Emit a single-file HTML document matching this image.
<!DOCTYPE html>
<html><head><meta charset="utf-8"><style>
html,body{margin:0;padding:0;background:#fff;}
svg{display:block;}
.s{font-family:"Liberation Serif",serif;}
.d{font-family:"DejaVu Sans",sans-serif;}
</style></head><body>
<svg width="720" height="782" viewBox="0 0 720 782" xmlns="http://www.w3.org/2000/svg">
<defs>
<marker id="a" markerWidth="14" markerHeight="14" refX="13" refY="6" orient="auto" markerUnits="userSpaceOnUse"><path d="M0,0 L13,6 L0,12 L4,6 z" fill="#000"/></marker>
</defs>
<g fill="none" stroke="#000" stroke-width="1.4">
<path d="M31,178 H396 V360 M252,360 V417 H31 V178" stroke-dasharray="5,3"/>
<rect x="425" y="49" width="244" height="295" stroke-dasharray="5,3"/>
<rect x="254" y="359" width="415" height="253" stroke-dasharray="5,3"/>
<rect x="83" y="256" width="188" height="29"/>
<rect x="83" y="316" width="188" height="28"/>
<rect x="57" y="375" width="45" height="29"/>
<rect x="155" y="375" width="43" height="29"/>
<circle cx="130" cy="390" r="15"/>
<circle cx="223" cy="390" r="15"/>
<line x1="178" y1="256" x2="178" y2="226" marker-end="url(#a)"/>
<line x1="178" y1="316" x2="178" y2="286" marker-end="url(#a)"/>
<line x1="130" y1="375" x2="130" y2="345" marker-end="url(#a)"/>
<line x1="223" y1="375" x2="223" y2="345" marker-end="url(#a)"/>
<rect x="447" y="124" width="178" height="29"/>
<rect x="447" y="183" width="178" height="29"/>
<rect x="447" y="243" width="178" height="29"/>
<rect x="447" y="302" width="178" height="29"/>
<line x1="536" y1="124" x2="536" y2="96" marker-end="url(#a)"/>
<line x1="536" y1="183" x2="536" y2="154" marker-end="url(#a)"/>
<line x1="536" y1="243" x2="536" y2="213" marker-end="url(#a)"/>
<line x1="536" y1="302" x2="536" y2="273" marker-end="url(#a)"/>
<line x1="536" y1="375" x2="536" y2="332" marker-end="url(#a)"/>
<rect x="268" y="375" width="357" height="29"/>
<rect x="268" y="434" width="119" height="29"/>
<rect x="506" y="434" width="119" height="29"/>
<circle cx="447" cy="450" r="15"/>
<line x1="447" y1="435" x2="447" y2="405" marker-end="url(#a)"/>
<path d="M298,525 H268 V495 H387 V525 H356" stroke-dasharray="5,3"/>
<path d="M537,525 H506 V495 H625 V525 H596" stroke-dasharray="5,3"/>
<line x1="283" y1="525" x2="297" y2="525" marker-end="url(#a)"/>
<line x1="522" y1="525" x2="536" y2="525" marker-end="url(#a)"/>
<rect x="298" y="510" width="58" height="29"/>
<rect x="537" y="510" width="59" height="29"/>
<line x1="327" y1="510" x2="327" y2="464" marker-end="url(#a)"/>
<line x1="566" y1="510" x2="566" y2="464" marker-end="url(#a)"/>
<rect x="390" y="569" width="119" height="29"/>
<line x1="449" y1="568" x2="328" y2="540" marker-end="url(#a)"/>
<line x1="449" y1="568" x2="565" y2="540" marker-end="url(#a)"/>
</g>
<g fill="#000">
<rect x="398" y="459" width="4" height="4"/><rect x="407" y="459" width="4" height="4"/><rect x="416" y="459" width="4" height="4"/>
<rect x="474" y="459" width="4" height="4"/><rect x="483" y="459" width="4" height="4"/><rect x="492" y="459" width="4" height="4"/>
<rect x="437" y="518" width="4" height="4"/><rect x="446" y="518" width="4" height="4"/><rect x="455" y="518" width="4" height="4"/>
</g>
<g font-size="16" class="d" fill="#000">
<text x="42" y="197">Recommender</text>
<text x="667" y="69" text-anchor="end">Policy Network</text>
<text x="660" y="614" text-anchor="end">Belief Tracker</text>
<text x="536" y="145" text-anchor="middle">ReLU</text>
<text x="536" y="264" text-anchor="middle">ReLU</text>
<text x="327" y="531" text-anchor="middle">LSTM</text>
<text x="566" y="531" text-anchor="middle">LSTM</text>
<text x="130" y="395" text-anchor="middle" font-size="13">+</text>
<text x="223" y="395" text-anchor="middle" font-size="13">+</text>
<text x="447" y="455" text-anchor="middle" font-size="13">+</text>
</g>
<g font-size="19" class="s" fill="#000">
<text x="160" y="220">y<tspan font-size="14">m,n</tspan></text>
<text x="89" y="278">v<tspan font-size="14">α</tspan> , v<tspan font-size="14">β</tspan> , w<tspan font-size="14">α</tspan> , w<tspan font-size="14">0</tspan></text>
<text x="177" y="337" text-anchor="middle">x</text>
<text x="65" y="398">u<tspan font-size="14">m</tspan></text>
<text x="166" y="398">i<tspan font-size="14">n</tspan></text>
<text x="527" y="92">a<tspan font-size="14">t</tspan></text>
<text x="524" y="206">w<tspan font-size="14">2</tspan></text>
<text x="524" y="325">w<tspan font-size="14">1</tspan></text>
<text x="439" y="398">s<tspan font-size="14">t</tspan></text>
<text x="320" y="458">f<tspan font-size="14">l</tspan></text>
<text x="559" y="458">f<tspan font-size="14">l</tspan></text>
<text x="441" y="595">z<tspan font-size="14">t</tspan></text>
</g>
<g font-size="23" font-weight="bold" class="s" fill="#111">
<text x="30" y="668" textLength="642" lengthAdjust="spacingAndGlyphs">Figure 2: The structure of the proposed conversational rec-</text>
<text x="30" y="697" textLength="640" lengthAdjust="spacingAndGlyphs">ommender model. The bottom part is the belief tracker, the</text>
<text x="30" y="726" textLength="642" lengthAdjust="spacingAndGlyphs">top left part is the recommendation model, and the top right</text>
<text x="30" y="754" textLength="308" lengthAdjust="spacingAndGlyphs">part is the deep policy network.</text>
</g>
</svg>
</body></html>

:::

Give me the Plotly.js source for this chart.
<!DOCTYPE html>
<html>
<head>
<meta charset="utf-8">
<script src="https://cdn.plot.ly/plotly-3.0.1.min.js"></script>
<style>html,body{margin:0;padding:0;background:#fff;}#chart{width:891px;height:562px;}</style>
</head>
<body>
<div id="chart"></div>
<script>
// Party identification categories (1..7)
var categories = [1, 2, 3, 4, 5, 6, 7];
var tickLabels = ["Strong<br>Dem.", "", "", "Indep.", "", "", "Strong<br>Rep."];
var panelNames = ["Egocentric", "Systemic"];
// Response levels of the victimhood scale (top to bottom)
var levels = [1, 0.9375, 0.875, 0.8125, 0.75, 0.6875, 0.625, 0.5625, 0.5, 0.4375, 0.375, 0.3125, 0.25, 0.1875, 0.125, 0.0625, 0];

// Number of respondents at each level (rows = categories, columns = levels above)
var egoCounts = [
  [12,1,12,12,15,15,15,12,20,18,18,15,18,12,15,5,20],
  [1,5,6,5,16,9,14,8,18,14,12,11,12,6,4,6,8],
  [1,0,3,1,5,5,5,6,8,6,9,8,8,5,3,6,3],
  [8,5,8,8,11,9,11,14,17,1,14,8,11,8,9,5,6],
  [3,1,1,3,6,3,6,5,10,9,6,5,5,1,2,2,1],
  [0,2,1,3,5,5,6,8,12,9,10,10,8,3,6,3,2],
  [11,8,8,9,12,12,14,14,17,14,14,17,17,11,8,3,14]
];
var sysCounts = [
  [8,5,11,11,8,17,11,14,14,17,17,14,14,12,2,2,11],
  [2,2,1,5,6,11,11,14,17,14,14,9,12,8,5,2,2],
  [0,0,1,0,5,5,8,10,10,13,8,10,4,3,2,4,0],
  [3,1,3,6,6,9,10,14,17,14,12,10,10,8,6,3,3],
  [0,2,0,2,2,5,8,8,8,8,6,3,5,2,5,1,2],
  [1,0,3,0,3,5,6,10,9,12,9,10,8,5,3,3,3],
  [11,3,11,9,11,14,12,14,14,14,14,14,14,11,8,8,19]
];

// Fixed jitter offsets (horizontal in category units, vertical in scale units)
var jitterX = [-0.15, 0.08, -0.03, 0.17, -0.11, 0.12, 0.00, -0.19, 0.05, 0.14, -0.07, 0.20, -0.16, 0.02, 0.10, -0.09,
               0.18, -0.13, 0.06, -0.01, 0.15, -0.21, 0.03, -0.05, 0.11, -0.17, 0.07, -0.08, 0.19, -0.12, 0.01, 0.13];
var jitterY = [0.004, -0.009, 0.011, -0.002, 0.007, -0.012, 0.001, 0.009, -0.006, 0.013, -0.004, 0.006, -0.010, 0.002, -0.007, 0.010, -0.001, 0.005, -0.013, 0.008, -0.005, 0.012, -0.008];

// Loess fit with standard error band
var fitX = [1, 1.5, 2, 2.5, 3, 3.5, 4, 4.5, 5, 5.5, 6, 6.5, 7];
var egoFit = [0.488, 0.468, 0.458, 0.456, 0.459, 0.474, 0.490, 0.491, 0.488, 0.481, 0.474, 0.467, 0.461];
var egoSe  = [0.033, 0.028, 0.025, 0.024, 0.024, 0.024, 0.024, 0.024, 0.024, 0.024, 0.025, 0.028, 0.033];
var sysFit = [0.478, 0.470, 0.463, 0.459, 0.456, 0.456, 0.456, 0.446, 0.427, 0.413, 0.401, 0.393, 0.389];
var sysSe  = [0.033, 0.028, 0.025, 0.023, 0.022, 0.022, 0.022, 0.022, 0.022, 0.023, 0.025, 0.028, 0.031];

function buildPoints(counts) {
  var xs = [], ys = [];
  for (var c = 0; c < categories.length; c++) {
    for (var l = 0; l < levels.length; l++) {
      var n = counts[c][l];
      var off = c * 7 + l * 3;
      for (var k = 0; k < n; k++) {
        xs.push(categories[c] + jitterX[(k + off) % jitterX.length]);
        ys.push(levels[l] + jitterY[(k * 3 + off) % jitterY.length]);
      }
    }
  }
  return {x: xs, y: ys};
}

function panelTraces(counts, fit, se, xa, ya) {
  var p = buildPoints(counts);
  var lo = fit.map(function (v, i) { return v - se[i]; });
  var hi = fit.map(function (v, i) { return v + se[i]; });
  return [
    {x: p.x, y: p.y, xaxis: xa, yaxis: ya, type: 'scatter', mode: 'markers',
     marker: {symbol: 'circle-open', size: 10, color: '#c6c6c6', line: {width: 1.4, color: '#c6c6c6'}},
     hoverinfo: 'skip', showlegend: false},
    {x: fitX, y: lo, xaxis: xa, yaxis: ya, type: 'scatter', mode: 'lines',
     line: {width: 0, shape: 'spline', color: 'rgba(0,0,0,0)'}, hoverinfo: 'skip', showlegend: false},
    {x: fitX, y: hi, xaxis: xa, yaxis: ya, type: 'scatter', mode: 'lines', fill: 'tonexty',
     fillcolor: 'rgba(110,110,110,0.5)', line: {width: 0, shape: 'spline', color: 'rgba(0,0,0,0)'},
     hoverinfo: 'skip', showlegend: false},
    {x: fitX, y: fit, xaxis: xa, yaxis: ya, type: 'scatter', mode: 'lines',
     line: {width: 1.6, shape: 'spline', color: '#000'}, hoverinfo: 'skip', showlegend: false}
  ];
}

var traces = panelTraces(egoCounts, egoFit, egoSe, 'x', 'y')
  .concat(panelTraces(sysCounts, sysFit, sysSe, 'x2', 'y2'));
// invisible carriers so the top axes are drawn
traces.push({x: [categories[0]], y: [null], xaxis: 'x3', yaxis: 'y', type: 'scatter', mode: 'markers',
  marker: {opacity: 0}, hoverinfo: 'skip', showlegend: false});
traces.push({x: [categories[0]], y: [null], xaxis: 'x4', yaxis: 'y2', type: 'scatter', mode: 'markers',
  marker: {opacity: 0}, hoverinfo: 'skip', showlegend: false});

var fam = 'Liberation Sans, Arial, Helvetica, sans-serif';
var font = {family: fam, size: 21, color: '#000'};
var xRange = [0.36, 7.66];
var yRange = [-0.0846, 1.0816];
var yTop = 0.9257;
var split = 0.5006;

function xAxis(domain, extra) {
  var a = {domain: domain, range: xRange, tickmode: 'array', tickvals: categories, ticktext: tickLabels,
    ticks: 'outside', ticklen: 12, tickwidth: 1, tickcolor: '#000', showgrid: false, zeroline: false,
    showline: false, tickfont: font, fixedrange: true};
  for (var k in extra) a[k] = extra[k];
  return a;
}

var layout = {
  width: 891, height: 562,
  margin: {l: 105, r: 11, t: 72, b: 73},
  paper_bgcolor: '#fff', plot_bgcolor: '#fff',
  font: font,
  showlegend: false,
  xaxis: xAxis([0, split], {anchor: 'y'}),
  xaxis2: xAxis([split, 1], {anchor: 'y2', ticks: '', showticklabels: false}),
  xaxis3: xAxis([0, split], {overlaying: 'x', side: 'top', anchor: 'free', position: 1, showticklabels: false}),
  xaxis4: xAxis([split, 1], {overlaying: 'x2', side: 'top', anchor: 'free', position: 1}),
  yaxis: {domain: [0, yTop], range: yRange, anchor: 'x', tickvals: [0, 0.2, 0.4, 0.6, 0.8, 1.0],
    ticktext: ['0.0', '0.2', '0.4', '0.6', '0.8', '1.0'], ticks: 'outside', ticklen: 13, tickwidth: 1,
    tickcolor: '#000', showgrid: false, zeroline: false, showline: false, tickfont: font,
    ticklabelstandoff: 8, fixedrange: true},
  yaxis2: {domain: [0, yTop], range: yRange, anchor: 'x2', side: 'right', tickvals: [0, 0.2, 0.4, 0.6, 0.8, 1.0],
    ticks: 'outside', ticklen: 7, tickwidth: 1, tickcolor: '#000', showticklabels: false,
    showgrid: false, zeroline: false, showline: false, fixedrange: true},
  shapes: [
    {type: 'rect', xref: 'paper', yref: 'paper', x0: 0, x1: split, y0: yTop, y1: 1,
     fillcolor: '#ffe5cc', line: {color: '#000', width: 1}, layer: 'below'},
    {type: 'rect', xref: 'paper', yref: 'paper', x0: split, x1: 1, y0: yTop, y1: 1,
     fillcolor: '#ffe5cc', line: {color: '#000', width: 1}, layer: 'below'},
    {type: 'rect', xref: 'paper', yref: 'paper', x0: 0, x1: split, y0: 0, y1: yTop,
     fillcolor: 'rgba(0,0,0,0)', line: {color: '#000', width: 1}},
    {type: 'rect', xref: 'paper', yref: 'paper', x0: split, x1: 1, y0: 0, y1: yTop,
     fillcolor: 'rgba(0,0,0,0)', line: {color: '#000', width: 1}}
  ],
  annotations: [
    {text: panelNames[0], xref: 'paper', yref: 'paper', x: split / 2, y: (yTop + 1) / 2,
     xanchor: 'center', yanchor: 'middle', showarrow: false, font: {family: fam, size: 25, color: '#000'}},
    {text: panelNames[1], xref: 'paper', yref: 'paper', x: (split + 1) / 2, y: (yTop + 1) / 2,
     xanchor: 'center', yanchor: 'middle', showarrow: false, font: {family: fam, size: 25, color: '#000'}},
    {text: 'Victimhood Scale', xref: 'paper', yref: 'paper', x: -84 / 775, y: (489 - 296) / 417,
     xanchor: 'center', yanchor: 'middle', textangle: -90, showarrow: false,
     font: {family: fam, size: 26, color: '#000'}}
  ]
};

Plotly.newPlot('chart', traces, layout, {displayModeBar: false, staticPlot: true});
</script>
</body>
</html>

:::

Which lines in the records above contain the string "chart"? Copy each one.

Give me the Plotly.js source for this chart.
<style>html,body{margin:0;padding:0;background:#fff;}#chart{width:891px;height:562px;}</style>
<div id="chart"></div>
Plotly.newPlot('chart', traces, layout, {displayModeBar: false, staticPlot: true});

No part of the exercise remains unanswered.